Algunos esperan del Rey Felipe un discurso en los balcones de La Zarzuela, una rasgada de las vestiduras en el Canal 24 horas. Acaso un corte de mangas o un tricornio en la Carrera de San Jerónimo. Eso me parece intuir después de algunas declaraciones tras la firma de la ley de la amnistía. No es que yo esté a favor de esa infame norma y ni mucho menos pretendo ahora impostar un monarquismo que nunca ha sido mío, pero pienso que quererlo todo nos lleva a nunca conformarnos con nada.
Lo cierto es que en España jamás hemos sido de mínimos. La política es una enmienda a lo sensato —que suele ser lo poco— en favor de un todo que, hasta el momento, yo he sido incapaz de atisbar. Aquí o se logra la pureza radical o que nos cuelguen de los cadalsos, como si la santidad fuese algo tan pobre como la impecabilidad, como si una página del BOE pudiese acabar con una nación milenaria.

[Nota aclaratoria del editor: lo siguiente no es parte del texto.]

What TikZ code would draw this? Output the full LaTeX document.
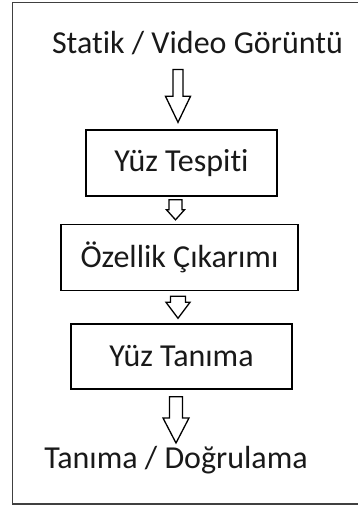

Y todo lo que veo a mi alrededor, esos poquitos, me hacen pensar lo contrario.
Me conmueve saber que al atardecer de la vida a mí me examinarán del amor y lo harán en una balanza que tiene debilidad por los mínimos. El cristianismo es una fe de mínimos precisamente porque es una fe humana y una mueca hacia arriba merece tanta redención como una sonrisa hiperbólica. Y una firma algo tibia también la mercería como un discurso desde la azotea del Palacio Real. Dios se conforma con poco y no veo motivos para que nosotros no nos apuntemos a esta lógica.
Con sólo un poquito se conformó Jesús ante el discípulo que sostuvo su Iglesia. El amado lo recoge con ternura: «Pedro, ¿me amas?». Ante lo que el pescador sólo pudo responder, por tres veces, un simple «te quiero». Al «¿Me agapás?» de Cristo, Pedro respondió un ridículo «¡Te fileo!». A la pregunta que vertebraría su vida y también, ay, su muerte, Pedro se reconoció limitado, incapaz del amor, rehén del querer. Por eso no veo motivos para pedir a Felipe VI algo que ni yo mismo soy capaz. Ojalá nos conformemos con sólo un poquito.